The old Algoma East part of the riding, or most of it, could be attached to the Nickel Belt riding. Part of the Lake Superior shoreline part of the riding could be attached to the riding of Sault Ste. Marie while the more northerly area that includes Manitouwadge could be reassigned to one of the Thunder Bay ridings and the Highway 11 North areas could easily become part of the Timmins-James Bay riding.

This is all possible and may well make sense to any bean counters who are involved in this review—further complicated, we must not forget, by the addition in Ontario of 10 more ridings.

In practical terms, at least one of those new ridings should, in fact, be designated for Northeastern Ontario; one that could run east to Lake Superior and include the resource-based communities of Wawa, White River, Manitouwadge as well as the centrally North communities of Chapleau and Hornepayne and the northerly towns of Kapuskasing and Hearst.

This would be a manageable area for an MP and it would make a reconstituted Algoma-Manitoulin far more manageable for our MP.

To put things in perspective, it takes a half-day to drive from Elliot Lake up to Hearst and driving is the only way to access the more remote communities in Algoma-Manitoulin-Kapuskasing.

While it is a stretch to think that ridings might be replaced in the North, at the very least citizens should be heard from by the Federal Elections Boundary Commission (Ontario) in order to maintain the status quo of 10 MPs representing the North.

If there are plans to redistribute the ridings, perhaps to eliminate one or more, these proposals will be published in the local press and meetings held for community input.

But before any of this happens, and until the end of April, there is the opportunity for input on the process in what, in our own riding’s case, could well be a pre-emptive strike as the more citizens heard from prior to April 30, the better.

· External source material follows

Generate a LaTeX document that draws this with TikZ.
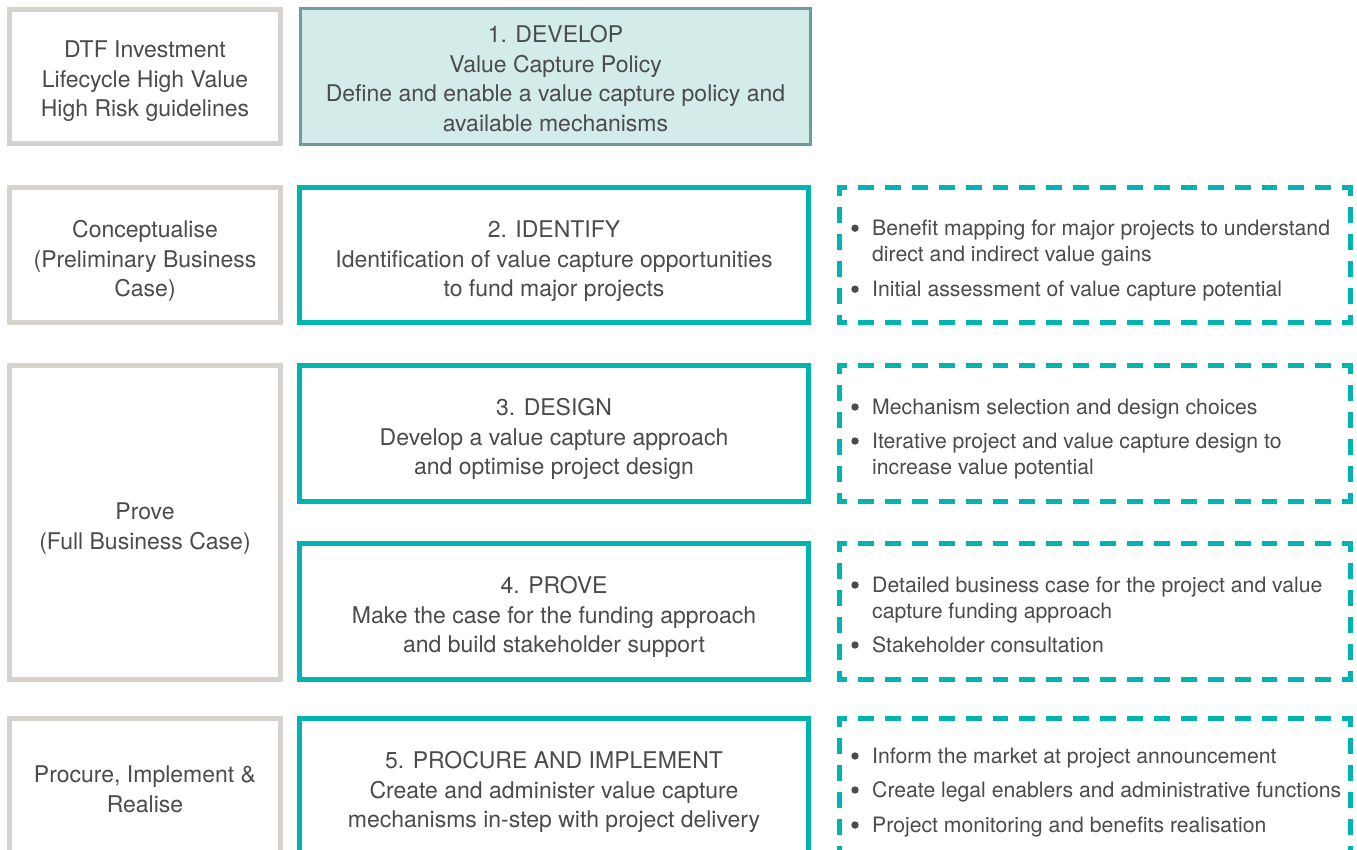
\documentclass[tikz,border=0pt]{standalone}
\usepackage{fontspec}
\setmainfont{TeX Gyre Heros}
\usetikzlibrary{calc}
\definecolor{tealc}{HTML}{00B5AF}
\definecolor{phgray}{HTML}{D6D3CF}
\definecolor{devfill}{HTML}{D3ECEA}
\definecolor{devdraw}{HTML}{6A9E9E}
\definecolor{txt}{HTML}{4B4B4B}
\begin{document}
\begin{tikzpicture}[x=1pt,y=-1pt,
  phase/.style={draw=phgray, line width=5pt, fill=white, inner sep=0pt, minimum width=271pt},
  stage/.style={draw=tealc, line width=5pt, fill=white, inner sep=0pt, minimum width=509pt},
  devbox/.style={draw=devdraw, line width=2.5pt, fill=devfill, inner sep=0pt, minimum width=510pt},
  boxtext/.style={inner sep=0pt, align=center, text=txt, font=\fontsize{23}{29.5}\selectfont,
    execute at begin node=\strut, execute at end node=\strut},
  act/.style={draw=none, inner sep=0pt, outer sep=0pt, minimum width=511pt},
  bul/.style={anchor=base west, inner sep=0pt, text=txt, font=\fontsize{21.2}{26}\selectfont},
  dotb/.style={circle, fill=txt, draw=none, inner sep=0pt, minimum size=7.4pt},
  dashh/.style={draw=tealc, line width=5pt, dash pattern=on 15.9pt off 11pt, dash phase=15.9pt},
  dashv/.style={draw=tealc, line width=5pt, dash pattern=on 16.1pt off 11pt, dash phase=16.1pt},
  cornerl/.style={draw=tealc, line width=5pt, line join=miter}
]
\useasboundingbox (0,0) rectangle (1357,849);
\clip (0,0) rectangle (1357,849);
\fill[white] (0,0) rectangle (1357,849);

% phase boxes (left column)
\node[phase, minimum height=134pt] (p1) at (145,76.5) {};
\node[phase, minimum height=135pt] (p2) at (145,255) {};
\node[phase, minimum height=314pt] (p3) at (145,522.5) {};
\node[phase, minimum height=135pt] (p5) at (145,786) {};
\node[boxtext] (p1t) at ([yshift=-7pt]p1.center) {DTF Investment\\Lifecycle High Value\\High Risk guidelines};
\node[boxtext] (p2t) at ([yshift=-8pt]p2.center) {Conceptualise\\(Preliminary Business\\Case)};
\node[boxtext] (p3t) at ([yshift=-8pt]p3.center) {Prove\\(Full Business Case)};
\node[boxtext] (p5t) at ([yshift=-7.5pt]p5.center) {Procure, Implement \&\\Realise};

% stage boxes (middle column)
\node[devbox, minimum height=136pt] (s1) at (555.5,76.5) {};
\node[stage, minimum height=135pt] (s2) at (554,255) {};
\node[stage, minimum height=136pt] (s3) at (554,433.5) {};
\node[stage, minimum height=136pt] (s4) at (554,611.5) {};
\node[stage, minimum height=135pt] (s5) at (554,786) {};
\node[boxtext] (s1t) at ([yshift=-6.5pt]s1.center) {1. DEVELOP\\Value Capture Policy\\Define and enable a value capture policy and\\available mechanisms};
\node[boxtext] (s2t) at ([yshift=-8.5pt]s2.center) {2. IDENTIFY\\Identification of value capture opportunities\\to fund major projects};
\node[boxtext] (s3t) at ([yshift=-7.5pt]s3.center) {3. DESIGN\\Develop a value capture approach\\and optimise project design};
\node[boxtext] (s4t) at ([yshift=-7.5pt]s4.center) {4. PROVE\\Make the case for the funding approach\\and build stakeholder support};
\node[boxtext] (s5t) at ([yshift=-8pt]s5.center) {5. PROCURE AND IMPLEMENT\\Create and administer value capture\\mechanisms in-step with project delivery};

% activity frames (right column)
\node[act, minimum height=135pt] (a2) at (1094.5,255) {};
\node[act, minimum height=136pt] (a3) at (1094.5,433.5) {};
\node[act, minimum height=136pt] (a4) at (1094.5,611.5) {};
\node[act, minimum height=135pt] (a5) at (1094.5,786) {};

\foreach \n in {a2,a3,a4,a5}{
  \draw[cornerl] ($(\n.north west)+(0,8)$) -- (\n.north west) -- ($(\n.north west)+(8,0)$);
  \draw[cornerl] ($(\n.north east)+(-8,0)$) -- (\n.north east) -- ($(\n.north east)+(0,8)$);
  \draw[cornerl] ($(\n.south east)+(0,-8)$) -- (\n.south east) -- ($(\n.south east)+(-8,0)$);
  \draw[cornerl] ($(\n.south west)+(8,0)$) -- (\n.south west) -- ($(\n.south west)+(0,-8)$);
  \draw[dashh] ($(\n.north west)+(8,0)$) -- ($(\n.north east)+(-8,0)$);
  \draw[dashh] ($(\n.south west)+(8,0)$) -- ($(\n.south east)+(-8,0)$);
  \draw[dashv] ($(\n.north west)+(0,8)$) -- ($(\n.south west)+(0,-8)$);
  \draw[dashv] ($(\n.north east)+(0,8)$) -- ($(\n.south east)+(0,-8)$);
}

% bullet texts
\node[bul] (t2a) at (872,235.7) {Benefit mapping for major projects to understand};
\node[bul] (t2b) at (872,261.7) {direct and indirect value gains};
\node[bul] (t2c) at (872,296.7) {Initial assessment of value capture potential};
\node[dotb] (d2a) at (855,228.2) {};
\node[dotb] (d2c) at (855,289.2) {};

\node[bul] (t3a) at (872,414.5) {Mechanism selection and design choices};
\node[bul] (t3b) at (872,448.5) {Iterative project and value capture design to};
\node[bul] (t3c) at (872,474.5) {increase value potential};
\node[dotb] (d3a) at (855,407) {};
\node[dotb] (d3b) at (855,441) {};

\node[bul] (t4a) at (872,592.5) {Detailed business case for the project and value};
\node[bul] (t4b) at (872,618.5) {capture funding approach};
\node[bul] (t4c) at (872,652.5) {Stakeholder consultation};
\node[dotb] (d4a) at (855,585) {};
\node[dotb] (d4c) at (855,645) {};

\node[bul] (t5a) at (872,763.5) {Inform the market at project announcement};
\node[bul] (t5b) at (872,797.5) {Create legal enablers and administrative functions};
\node[bul] (t5c) at (872,832.5) {Project monitoring and benefits realisation};
\node[dotb] (d5a) at (855,756) {};
\node[dotb] (d5b) at (855,790) {};
\node[dotb] (d5c) at (855,825) {};
\end{tikzpicture}
\end{document}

The Commission is encouraging everyone to submit their comments, by mail or email, before April 30 and information on the process is available at www.federal-redistribution.ca.

For those people not comfortable with only email access or accessing information via this website, Algoma-Manitoulin-Kapuskasing MP Carol Hughes’ offices can be contacted for assistance.

The riding office in Elliot Lake has a toll-free number: 1-800-463-3335 and Ms. Hughes’ Ottawa office can be reached by calling (613)996-5376.

In any event, it will likely be useful to Ms. Hughes if she is copied, via mail or email, with any correspondence with the Federal Riding Boundaries Commission in defence of maintaining Algoma-Manitoulin-Kapuskasing or supporting the creation of an additional Northern riding.

Mail can be sent to her office, without stamps, simply addressed to: Carol Hughes, Algoma-Manitoulin-Kapuskasing Member of Parliament, House of Commons, Ottawa, Ontario.